| THE INPUT |
--

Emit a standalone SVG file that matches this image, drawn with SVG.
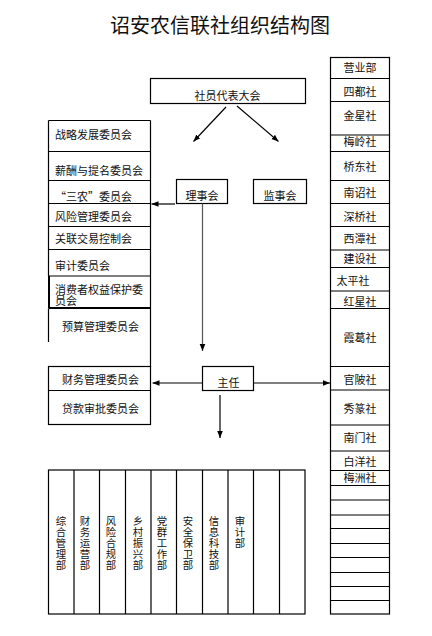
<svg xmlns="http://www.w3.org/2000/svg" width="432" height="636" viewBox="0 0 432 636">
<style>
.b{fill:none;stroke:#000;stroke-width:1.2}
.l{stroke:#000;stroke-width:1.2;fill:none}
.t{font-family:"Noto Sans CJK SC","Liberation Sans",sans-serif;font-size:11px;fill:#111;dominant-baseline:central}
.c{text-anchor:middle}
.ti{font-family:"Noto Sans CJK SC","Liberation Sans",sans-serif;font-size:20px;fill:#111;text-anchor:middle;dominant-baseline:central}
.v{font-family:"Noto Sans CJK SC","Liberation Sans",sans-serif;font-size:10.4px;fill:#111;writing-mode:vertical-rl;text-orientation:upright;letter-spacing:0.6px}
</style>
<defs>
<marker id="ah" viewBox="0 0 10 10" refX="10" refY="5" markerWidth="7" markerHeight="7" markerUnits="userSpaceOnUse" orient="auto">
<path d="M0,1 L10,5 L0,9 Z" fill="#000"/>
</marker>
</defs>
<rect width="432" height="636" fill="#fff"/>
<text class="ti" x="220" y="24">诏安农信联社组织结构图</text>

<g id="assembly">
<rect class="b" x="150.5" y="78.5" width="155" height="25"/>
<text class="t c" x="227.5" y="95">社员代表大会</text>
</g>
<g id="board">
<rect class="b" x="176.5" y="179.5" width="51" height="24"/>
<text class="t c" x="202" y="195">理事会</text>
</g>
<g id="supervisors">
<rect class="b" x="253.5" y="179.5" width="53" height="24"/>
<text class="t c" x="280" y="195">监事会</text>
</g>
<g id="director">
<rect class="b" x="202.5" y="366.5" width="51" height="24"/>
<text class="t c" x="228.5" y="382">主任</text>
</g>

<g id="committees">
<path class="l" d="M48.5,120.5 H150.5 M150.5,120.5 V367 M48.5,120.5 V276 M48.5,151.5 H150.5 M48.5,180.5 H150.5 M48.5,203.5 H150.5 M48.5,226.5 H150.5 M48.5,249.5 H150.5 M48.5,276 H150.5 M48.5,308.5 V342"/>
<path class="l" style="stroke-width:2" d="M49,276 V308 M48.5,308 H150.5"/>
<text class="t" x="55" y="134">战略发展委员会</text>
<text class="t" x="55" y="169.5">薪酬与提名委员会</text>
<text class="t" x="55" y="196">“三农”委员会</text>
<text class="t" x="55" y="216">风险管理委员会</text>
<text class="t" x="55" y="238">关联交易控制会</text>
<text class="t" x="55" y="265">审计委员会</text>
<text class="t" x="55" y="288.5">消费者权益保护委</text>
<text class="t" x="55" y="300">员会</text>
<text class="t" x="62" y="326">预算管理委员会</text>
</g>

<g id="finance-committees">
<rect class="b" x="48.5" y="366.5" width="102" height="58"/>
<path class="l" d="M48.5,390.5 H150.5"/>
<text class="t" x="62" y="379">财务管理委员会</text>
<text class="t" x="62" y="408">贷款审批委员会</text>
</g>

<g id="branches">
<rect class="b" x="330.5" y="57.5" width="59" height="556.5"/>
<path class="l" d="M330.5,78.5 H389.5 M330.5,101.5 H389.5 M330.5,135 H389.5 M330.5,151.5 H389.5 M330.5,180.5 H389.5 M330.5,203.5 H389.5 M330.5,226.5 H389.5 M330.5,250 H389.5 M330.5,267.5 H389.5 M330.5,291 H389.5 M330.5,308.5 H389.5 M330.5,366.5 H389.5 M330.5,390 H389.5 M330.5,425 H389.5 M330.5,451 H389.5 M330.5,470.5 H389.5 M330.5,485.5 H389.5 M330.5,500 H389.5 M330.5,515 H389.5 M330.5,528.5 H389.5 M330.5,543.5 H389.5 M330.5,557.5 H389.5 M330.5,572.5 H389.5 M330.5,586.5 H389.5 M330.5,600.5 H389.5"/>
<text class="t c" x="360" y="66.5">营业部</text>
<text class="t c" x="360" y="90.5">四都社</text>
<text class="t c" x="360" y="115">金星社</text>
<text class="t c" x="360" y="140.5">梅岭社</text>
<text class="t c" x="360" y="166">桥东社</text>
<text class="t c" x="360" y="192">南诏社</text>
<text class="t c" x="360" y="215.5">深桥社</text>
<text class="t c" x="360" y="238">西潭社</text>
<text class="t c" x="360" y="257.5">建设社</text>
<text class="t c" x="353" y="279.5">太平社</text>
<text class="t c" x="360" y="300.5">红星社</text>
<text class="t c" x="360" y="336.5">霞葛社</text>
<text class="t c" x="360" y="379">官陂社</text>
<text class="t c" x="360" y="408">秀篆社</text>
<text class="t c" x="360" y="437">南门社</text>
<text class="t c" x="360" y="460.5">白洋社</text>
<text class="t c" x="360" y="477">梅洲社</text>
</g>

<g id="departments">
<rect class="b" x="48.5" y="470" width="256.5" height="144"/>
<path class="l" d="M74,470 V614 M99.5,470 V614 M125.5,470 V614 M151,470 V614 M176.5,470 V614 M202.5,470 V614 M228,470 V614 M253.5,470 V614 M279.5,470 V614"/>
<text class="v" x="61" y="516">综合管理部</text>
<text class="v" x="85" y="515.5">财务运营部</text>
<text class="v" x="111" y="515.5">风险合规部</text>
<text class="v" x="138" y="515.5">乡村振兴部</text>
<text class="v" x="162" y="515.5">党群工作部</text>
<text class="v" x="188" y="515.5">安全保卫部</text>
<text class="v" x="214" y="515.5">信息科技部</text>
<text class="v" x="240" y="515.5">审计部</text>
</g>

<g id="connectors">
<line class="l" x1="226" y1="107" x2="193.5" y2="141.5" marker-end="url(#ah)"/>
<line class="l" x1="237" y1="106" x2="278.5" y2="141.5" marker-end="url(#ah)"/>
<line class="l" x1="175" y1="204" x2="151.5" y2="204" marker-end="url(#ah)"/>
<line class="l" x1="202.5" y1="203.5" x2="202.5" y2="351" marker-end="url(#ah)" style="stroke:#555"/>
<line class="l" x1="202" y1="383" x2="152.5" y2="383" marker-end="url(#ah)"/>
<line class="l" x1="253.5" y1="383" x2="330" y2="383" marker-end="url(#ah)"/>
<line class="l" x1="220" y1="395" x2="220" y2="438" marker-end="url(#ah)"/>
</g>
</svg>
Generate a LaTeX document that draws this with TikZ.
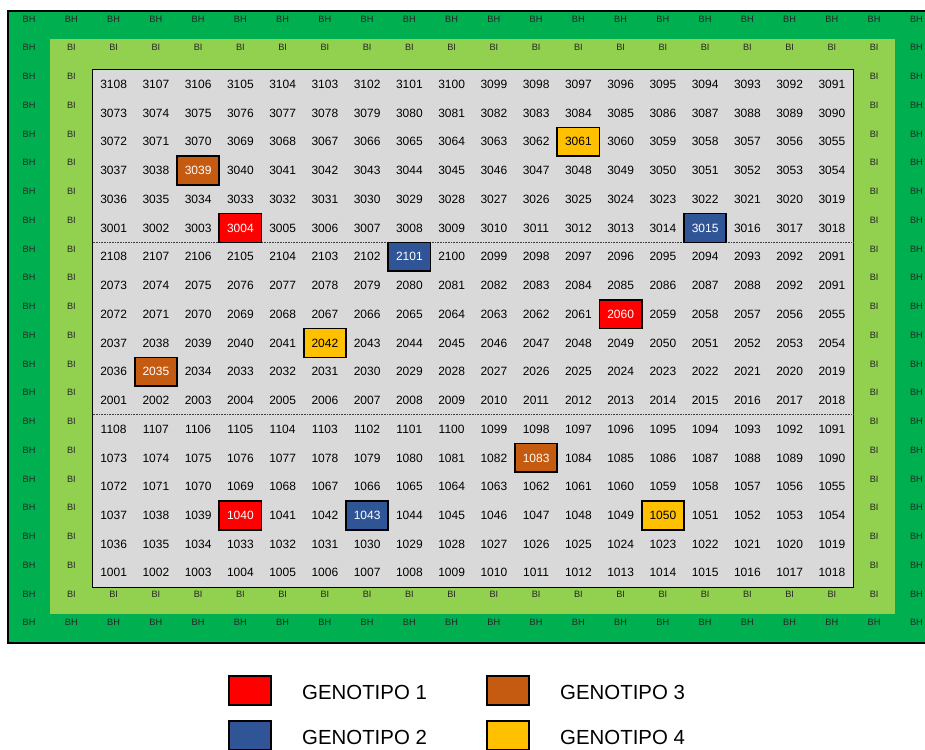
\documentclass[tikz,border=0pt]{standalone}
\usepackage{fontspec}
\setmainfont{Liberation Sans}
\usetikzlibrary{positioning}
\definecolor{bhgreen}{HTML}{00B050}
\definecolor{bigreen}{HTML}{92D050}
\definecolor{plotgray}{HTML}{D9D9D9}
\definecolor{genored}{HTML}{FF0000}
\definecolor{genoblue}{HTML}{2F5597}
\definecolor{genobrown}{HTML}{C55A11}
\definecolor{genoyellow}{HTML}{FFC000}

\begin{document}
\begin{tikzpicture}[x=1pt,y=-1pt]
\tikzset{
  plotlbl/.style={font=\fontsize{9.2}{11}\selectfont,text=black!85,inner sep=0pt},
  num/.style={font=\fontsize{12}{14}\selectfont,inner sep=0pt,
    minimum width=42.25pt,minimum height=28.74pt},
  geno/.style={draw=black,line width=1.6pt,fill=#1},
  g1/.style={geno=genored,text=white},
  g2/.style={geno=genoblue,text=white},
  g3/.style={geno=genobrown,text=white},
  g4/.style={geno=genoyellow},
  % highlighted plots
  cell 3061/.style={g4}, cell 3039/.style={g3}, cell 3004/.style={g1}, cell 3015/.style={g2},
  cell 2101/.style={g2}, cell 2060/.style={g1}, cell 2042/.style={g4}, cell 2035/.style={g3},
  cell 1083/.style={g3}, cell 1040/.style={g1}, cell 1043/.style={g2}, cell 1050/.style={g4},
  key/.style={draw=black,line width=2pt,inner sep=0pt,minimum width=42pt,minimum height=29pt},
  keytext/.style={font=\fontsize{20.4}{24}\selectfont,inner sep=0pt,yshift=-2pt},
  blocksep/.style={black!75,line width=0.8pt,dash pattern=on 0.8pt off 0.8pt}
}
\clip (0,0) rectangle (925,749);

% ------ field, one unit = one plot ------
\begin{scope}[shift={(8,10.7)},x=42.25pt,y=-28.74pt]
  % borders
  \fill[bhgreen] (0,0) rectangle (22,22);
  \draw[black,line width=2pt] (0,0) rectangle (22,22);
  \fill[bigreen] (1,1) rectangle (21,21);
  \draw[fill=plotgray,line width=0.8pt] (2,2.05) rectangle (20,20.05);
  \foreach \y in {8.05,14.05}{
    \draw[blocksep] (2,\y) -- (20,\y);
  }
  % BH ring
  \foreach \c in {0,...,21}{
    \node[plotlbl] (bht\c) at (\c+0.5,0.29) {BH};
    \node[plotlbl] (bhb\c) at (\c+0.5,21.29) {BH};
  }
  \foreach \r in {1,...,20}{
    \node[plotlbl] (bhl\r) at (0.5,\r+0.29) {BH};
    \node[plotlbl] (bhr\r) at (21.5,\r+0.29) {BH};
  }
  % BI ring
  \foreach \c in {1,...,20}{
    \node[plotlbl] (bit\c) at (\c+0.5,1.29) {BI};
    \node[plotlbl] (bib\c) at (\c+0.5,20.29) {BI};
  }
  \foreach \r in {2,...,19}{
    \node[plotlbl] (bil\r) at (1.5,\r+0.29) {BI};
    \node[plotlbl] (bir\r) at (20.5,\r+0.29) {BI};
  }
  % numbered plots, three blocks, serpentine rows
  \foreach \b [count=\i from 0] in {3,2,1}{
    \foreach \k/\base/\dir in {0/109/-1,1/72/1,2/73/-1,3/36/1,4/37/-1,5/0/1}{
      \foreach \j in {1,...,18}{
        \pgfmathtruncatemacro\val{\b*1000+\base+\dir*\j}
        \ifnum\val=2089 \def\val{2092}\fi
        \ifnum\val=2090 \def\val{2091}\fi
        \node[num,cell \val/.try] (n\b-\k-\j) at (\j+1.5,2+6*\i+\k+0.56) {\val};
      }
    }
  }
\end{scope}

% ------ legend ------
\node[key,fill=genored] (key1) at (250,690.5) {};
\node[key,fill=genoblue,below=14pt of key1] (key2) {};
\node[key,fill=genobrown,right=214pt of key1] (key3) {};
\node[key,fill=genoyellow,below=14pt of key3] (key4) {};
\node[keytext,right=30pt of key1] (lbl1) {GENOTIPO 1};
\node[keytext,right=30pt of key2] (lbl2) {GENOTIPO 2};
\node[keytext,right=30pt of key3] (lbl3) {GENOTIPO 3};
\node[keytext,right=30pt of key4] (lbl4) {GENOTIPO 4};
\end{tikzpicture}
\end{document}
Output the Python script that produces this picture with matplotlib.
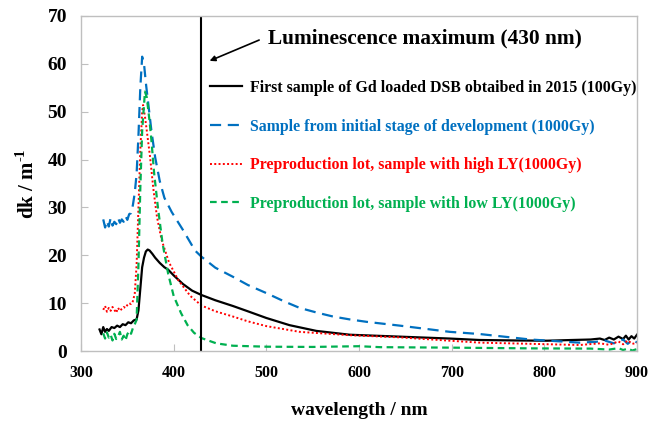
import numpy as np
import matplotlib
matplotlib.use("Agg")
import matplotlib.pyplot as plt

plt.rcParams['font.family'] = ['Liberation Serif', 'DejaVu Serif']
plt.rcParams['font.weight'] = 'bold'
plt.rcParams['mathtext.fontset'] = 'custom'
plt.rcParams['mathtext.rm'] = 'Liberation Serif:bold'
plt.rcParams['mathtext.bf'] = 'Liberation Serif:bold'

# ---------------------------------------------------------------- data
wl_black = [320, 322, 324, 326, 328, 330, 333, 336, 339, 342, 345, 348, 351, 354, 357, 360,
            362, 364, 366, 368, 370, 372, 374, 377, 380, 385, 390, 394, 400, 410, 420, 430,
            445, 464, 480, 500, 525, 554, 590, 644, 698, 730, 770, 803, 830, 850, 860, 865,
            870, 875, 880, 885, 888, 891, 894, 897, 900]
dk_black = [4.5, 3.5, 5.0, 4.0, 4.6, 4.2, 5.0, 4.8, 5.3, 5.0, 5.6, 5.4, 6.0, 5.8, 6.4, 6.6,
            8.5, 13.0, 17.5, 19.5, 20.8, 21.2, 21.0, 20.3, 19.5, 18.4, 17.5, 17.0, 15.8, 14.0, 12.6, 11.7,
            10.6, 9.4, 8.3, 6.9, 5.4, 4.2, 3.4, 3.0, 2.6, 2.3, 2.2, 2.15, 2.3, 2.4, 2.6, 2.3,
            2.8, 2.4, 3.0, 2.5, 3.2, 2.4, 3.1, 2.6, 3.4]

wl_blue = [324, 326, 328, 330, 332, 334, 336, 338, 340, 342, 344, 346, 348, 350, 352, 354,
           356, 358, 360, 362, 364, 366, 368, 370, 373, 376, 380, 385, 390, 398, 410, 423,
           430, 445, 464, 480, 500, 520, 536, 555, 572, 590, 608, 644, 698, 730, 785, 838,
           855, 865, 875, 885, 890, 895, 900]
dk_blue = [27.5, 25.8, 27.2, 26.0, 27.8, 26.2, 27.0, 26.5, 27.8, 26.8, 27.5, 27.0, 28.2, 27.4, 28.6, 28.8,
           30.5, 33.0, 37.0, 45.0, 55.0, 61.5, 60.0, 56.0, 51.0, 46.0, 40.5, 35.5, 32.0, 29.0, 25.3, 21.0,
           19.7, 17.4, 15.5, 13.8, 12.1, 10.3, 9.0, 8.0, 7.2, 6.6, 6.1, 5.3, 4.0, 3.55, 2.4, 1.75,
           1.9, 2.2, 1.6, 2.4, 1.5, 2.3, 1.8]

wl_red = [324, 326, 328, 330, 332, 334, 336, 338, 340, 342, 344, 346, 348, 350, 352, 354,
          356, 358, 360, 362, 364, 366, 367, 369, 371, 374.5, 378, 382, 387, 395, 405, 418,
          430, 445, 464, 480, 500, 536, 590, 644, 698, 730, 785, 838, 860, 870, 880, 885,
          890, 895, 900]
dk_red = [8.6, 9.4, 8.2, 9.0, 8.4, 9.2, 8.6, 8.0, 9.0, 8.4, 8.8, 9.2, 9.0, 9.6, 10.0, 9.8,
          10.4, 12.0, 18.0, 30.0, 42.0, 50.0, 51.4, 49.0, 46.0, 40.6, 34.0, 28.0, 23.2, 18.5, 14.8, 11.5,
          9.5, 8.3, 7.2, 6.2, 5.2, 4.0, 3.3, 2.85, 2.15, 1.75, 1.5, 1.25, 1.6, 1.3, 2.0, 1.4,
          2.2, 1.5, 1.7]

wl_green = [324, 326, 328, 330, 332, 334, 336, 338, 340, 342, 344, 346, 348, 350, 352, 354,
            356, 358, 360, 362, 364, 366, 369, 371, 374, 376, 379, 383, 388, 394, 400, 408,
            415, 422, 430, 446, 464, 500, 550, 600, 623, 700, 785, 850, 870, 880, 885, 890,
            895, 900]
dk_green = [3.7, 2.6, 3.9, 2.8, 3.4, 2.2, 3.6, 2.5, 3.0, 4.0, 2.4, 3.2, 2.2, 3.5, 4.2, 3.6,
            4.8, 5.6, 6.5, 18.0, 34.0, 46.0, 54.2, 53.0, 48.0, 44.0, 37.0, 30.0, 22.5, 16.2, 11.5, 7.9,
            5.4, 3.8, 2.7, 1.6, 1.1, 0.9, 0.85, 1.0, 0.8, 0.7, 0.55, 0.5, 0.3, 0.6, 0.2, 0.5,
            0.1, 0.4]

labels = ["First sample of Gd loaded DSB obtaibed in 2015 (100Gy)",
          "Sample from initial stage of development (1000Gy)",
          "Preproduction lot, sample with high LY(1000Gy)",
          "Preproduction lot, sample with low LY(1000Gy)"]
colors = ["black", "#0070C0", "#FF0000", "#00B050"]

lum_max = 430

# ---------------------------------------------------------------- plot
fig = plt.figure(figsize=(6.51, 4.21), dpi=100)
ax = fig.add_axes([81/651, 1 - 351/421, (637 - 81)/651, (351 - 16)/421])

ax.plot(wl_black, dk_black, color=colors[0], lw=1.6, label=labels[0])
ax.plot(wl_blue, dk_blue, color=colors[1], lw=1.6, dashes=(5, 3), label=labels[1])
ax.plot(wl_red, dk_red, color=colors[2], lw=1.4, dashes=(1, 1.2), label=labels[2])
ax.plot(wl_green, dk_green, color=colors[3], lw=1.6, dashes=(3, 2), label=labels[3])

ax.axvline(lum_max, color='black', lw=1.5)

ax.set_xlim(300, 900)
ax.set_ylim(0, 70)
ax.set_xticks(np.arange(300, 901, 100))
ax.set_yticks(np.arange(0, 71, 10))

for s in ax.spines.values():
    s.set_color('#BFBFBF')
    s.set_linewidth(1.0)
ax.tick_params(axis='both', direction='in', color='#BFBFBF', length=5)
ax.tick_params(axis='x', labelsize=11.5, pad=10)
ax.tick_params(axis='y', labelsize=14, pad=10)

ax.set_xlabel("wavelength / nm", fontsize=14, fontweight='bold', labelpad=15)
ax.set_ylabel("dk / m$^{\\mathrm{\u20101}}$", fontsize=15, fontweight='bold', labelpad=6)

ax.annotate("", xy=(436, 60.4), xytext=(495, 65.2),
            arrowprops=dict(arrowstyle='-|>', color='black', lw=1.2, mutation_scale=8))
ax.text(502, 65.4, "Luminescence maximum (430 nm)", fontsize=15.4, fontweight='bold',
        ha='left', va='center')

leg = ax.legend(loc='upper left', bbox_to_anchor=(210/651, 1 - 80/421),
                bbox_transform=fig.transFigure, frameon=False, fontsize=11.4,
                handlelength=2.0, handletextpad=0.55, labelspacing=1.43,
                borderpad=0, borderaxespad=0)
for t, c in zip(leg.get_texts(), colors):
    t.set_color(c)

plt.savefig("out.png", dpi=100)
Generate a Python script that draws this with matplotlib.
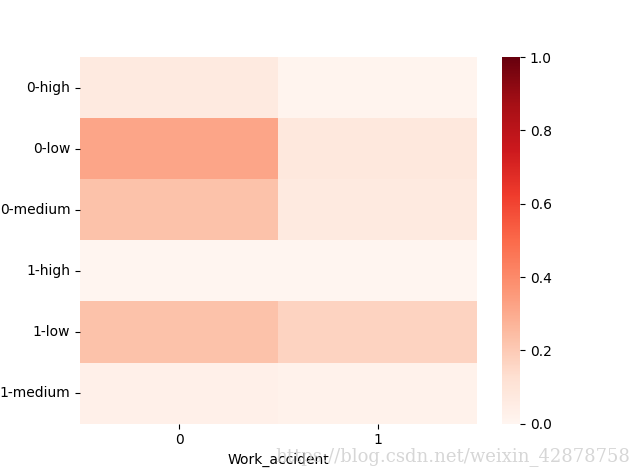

--

| EXERCISE OBJECTIVE |
Which lines contain the word "standalone"? Copy each one.

| ANSWER FOR THIS EXERCISE |
Emit a standalone SVG file that matches this image, drawn with SVG.
\documentclass[tikz,border=0pt]{standalone}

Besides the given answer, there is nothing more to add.